Nachlese

Wenn ich als Musiker wenig zu tun habe, ist der Besuch eines Konzerts immer eine schwierige Sache. Kollegen hören, die „es“ tun, wirft mich gern auf eine kleinliche Neidebene hinab. Ich mag mich dann nicht wirklich. Es kann natürlich auch ganz anders kommen. Wenn man jemanden hört, der auch nach Jahren immer noch so swingt, als ob er eine Pickelhaube im Arsch hat, erheitert mich das doch. Diffizile Emotionen triggert so ein Konzertbesuch.

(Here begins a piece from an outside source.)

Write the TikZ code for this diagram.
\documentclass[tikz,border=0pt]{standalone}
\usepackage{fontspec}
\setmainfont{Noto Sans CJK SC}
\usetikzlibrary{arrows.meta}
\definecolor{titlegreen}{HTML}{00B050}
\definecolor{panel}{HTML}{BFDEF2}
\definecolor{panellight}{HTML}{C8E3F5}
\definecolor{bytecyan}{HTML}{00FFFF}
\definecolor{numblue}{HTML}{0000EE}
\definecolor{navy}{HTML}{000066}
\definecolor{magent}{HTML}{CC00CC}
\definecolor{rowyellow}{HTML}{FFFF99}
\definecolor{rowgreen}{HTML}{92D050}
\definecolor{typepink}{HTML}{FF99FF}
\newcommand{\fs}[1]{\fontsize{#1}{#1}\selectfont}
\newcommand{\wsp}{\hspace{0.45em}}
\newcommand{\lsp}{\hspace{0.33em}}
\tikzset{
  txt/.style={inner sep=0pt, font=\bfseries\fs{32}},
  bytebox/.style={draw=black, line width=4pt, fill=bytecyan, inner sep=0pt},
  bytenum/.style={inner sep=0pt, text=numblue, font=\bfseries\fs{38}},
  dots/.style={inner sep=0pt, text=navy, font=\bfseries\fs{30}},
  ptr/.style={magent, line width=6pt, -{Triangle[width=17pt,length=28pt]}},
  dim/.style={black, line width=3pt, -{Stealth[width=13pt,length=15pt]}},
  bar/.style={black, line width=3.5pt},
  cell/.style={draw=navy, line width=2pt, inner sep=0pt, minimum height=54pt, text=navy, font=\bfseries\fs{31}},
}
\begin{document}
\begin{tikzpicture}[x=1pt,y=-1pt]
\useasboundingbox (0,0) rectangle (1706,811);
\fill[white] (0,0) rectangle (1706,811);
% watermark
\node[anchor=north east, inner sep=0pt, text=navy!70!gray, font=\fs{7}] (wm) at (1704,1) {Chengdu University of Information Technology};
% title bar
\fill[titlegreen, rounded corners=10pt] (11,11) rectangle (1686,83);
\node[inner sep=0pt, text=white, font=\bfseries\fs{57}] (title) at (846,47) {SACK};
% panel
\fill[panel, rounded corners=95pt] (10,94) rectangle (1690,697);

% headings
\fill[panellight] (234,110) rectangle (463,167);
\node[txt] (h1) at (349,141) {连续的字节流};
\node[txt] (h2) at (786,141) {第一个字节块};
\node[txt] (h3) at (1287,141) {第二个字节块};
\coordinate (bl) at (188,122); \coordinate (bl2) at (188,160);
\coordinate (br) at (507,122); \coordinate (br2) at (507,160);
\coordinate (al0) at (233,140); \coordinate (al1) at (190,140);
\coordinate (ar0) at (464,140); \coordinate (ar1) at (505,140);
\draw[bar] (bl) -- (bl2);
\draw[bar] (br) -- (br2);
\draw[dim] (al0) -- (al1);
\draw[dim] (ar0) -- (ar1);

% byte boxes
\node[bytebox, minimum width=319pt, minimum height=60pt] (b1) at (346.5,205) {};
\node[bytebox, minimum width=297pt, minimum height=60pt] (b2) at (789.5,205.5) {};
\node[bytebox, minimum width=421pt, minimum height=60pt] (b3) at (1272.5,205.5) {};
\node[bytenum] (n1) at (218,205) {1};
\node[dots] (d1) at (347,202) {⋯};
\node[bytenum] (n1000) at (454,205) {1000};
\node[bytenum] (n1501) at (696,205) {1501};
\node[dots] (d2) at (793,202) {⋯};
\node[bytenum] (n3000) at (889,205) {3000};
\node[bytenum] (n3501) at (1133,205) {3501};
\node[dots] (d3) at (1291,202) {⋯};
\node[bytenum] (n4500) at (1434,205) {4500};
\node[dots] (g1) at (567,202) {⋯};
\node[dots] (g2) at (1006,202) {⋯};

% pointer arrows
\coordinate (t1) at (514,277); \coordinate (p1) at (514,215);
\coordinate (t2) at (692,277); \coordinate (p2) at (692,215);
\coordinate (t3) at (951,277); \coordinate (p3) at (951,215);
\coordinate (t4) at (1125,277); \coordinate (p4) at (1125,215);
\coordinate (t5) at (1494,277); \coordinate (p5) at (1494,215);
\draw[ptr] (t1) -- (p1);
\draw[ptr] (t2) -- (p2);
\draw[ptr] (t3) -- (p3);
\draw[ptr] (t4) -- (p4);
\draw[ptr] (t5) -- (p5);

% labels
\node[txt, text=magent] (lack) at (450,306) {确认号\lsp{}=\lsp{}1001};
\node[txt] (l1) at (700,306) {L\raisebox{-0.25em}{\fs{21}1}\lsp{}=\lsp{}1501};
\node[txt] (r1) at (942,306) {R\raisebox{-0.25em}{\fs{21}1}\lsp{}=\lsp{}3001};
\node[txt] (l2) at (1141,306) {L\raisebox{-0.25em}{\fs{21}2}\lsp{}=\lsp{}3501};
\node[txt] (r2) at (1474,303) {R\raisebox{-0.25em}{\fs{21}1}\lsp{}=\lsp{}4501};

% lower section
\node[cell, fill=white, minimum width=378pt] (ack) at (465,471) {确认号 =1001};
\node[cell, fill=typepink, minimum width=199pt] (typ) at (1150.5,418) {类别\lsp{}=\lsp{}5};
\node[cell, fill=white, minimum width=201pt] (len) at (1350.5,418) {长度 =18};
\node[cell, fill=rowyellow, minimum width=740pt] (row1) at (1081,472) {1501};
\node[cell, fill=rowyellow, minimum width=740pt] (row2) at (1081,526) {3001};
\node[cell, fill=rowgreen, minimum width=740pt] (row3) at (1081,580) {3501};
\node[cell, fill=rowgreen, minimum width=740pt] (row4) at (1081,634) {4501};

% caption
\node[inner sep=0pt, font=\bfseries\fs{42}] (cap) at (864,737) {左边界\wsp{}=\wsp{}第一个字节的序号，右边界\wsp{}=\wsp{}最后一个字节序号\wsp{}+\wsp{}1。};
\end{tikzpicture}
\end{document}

Am meisten erregte mich aber eine atmosphärische Kleinigkeit, die mir zum erstenmal vor vielen Jahren in Berlin sauer aufstieß. Auf einem Konzert junger Improvisateure regte mich etwas entsetzlich auf. Es dauerte eine Weile, bis ich das Irritierende isoliert hatte. Bevor man spielt gibt es einen Moment der Sammlung, eine kurze Konzentrationsphase, ein nach innen Lauschen. Wird das zum gestischen Bestandteil, quasi zur Liturgie, da schaudere ich. Gestern gab es das auch und ich frage mich. wie das geschehen kann. Ich will mehr Rock’nRoll und weniger verinnerlichten Quark.

Ansonsten sind Minaturfestivals ein kommunikativer Ort, man plauscht, tauscht sich aus, wobei ein cooles „ich hab soooo viel zu tun“ leicht über die Lippen kommen muß. Ich hatte großen Spaß, die Fragwürdigkeit meiner Existenz zu betonen und die Reaktionen zu beobachten. Mancher Kollege dreht sich um und geht auf ein neues Bier zum Tresen, wenn ich laut sage, ich wüßte nicht wohin, künstlerisch und materiell. Eine besondere Freude war deshalb das Gespräch mit Katrin Mikiewicz. Die Gleichzeitigkeit von Talent und Erfolg, Nachdenklichkeit und Freundlichkeit ist selten, schön und anregend, daß ich wieder denke, ja, es ist gut ein Musiker zu sein, eigentlich das Beste, was man sein kann.